» Work to be completed:
Repeat exactly the lines running from the first line of the data to the line containing "5.5, 5.0, 9.5]", both ends included, and nothing else; drop the pictures.
⁂
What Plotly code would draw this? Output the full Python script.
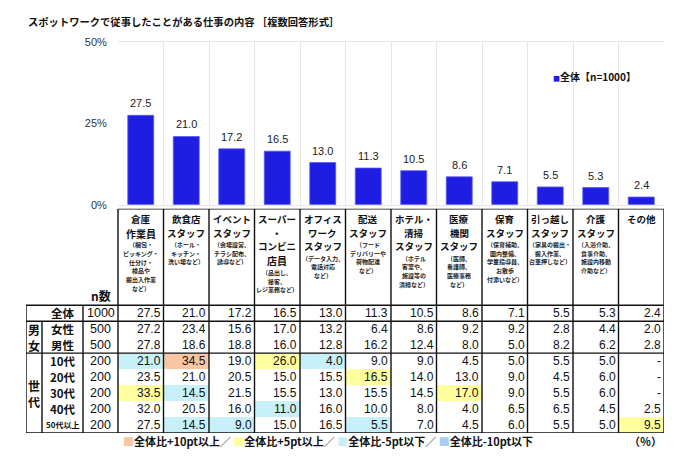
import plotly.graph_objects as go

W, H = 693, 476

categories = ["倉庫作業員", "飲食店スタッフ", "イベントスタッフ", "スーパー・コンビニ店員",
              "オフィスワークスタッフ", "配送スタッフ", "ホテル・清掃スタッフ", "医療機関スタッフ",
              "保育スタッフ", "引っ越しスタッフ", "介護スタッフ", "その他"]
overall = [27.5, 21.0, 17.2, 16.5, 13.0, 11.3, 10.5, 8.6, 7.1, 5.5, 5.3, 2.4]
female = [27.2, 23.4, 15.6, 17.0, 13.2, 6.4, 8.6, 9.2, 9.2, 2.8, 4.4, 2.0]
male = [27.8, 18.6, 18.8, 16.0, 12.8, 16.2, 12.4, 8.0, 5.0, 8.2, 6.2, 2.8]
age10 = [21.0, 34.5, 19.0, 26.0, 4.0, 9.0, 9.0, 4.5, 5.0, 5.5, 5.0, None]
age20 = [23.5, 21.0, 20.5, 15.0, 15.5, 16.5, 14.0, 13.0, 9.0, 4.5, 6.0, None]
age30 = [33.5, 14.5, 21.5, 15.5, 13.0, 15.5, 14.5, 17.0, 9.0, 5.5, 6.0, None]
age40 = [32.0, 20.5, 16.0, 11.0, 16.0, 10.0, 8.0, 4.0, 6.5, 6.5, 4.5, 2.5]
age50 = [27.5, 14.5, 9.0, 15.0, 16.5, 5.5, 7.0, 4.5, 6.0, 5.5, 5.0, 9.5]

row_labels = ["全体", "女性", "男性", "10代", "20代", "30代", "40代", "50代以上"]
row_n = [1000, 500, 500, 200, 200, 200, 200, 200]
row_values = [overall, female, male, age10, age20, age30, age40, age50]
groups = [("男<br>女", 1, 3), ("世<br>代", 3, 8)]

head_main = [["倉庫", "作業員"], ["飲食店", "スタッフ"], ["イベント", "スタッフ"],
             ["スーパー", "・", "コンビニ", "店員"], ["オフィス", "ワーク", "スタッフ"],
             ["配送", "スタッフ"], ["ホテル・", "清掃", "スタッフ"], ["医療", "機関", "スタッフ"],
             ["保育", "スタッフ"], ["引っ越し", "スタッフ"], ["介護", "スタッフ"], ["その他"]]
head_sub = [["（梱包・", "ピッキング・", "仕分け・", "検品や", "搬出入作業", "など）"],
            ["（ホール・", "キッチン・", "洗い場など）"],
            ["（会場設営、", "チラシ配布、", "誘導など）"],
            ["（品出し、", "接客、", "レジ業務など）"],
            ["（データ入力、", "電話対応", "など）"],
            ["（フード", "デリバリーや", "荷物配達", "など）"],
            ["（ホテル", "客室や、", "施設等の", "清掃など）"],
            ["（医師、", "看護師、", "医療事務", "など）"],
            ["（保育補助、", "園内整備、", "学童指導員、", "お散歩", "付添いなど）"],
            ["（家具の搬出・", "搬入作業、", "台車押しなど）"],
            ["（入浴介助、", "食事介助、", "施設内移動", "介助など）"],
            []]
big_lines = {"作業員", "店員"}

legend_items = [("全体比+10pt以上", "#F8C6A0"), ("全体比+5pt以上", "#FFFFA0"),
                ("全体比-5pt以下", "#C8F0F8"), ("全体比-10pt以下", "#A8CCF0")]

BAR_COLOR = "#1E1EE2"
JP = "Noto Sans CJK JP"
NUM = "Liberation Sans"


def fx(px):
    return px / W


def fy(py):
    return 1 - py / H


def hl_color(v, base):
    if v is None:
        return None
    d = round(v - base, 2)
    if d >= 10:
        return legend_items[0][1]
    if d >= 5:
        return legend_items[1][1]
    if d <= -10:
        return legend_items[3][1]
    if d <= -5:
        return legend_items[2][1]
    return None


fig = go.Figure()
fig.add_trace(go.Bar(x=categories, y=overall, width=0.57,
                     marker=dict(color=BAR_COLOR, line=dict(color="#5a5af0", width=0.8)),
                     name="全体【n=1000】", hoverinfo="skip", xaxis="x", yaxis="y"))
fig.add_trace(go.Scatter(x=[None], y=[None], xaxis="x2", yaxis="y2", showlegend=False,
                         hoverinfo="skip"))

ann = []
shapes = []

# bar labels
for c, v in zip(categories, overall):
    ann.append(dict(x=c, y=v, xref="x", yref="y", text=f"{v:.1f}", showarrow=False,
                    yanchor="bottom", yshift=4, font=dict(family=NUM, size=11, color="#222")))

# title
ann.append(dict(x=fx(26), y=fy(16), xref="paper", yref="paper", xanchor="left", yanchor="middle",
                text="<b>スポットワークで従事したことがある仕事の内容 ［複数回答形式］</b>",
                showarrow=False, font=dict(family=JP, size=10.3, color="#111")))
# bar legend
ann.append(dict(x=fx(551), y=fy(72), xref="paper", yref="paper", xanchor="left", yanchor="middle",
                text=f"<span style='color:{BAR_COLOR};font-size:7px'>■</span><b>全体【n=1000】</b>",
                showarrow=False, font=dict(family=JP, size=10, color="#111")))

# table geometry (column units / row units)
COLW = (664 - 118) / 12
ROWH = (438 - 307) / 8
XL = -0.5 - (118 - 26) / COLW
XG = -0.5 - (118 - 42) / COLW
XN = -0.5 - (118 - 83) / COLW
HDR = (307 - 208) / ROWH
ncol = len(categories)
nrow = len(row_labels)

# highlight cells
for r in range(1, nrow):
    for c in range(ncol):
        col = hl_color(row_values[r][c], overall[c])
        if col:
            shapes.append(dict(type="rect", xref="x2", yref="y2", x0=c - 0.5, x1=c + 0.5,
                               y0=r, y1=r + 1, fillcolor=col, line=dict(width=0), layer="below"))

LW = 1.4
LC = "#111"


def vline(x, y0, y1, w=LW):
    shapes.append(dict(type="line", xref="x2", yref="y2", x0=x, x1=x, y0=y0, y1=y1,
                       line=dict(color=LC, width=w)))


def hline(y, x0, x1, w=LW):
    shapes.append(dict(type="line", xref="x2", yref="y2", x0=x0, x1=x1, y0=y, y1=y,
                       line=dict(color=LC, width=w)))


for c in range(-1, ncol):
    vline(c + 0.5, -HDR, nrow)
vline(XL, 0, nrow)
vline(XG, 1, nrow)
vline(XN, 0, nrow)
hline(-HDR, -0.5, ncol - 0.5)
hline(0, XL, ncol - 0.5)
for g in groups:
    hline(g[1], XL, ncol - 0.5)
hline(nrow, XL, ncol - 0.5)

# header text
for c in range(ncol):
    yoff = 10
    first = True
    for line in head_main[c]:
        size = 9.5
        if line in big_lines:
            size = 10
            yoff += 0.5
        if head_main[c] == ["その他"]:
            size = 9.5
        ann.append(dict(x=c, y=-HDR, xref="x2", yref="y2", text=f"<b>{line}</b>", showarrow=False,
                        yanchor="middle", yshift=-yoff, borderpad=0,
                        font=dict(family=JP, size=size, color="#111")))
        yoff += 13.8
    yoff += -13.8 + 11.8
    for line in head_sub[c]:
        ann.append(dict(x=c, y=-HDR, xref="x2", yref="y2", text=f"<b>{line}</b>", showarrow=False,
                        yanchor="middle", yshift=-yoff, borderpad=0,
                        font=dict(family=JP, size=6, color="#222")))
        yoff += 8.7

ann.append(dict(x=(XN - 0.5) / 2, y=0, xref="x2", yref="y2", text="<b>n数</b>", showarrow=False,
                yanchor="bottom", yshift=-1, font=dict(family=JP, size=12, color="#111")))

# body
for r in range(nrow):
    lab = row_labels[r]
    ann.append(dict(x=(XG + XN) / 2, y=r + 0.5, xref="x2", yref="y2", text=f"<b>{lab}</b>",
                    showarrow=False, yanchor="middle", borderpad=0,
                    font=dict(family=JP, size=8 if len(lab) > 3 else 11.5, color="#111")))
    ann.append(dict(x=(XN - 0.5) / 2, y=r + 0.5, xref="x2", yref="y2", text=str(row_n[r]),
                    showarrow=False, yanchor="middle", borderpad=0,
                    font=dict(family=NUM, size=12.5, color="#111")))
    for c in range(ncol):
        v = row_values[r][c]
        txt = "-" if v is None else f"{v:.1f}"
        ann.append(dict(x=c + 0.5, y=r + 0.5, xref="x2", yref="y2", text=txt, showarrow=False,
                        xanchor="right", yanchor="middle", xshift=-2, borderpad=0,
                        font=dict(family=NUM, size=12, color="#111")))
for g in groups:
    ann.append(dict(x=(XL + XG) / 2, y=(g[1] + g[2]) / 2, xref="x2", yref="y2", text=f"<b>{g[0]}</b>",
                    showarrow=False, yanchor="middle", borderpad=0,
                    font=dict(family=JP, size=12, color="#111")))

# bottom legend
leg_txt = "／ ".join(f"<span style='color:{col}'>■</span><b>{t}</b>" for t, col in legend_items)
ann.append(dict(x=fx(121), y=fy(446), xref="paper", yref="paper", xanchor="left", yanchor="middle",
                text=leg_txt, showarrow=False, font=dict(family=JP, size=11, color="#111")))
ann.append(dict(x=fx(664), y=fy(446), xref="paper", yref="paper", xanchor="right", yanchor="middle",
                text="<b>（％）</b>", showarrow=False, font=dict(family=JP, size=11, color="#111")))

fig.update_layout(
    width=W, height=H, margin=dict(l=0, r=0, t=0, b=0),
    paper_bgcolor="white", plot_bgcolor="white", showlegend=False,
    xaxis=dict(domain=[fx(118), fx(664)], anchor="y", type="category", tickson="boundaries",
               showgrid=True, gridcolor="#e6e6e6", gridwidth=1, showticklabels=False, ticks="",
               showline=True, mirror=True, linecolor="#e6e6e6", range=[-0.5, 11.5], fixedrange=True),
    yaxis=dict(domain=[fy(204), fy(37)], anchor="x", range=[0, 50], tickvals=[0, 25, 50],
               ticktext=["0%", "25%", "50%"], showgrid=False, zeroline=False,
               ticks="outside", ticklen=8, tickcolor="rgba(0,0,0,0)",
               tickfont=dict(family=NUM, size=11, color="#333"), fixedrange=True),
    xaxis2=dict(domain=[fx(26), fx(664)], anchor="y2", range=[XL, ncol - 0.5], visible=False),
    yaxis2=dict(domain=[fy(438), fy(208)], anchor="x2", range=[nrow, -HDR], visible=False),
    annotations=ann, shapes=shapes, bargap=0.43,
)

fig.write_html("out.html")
⁂
» Solution to the exercise:
What Plotly code would draw this? Output the full Python script.
import plotly.graph_objects as go

W, H = 693, 476

categories = ["倉庫作業員", "飲食店スタッフ", "イベントスタッフ", "スーパー・コンビニ店員",
              "オフィスワークスタッフ", "配送スタッフ", "ホテル・清掃スタッフ", "医療機関スタッフ",
              "保育スタッフ", "引っ越しスタッフ", "介護スタッフ", "その他"]
overall = [27.5, 21.0, 17.2, 16.5, 13.0, 11.3, 10.5, 8.6, 7.1, 5.5, 5.3, 2.4]
female = [27.2, 23.4, 15.6, 17.0, 13.2, 6.4, 8.6, 9.2, 9.2, 2.8, 4.4, 2.0]
male = [27.8, 18.6, 18.8, 16.0, 12.8, 16.2, 12.4, 8.0, 5.0, 8.2, 6.2, 2.8]
age10 = [21.0, 34.5, 19.0, 26.0, 4.0, 9.0, 9.0, 4.5, 5.0, 5.5, 5.0, None]
age20 = [23.5, 21.0, 20.5, 15.0, 15.5, 16.5, 14.0, 13.0, 9.0, 4.5, 6.0, None]
age30 = [33.5, 14.5, 21.5, 15.5, 13.0, 15.5, 14.5, 17.0, 9.0, 5.5, 6.0, None]
age40 = [32.0, 20.5, 16.0, 11.0, 16.0, 10.0, 8.0, 4.0, 6.5, 6.5, 4.5, 2.5]
age50 = [27.5, 14.5, 9.0, 15.0, 16.5, 5.5, 7.0, 4.5, 6.0, 5.5, 5.0, 9.5]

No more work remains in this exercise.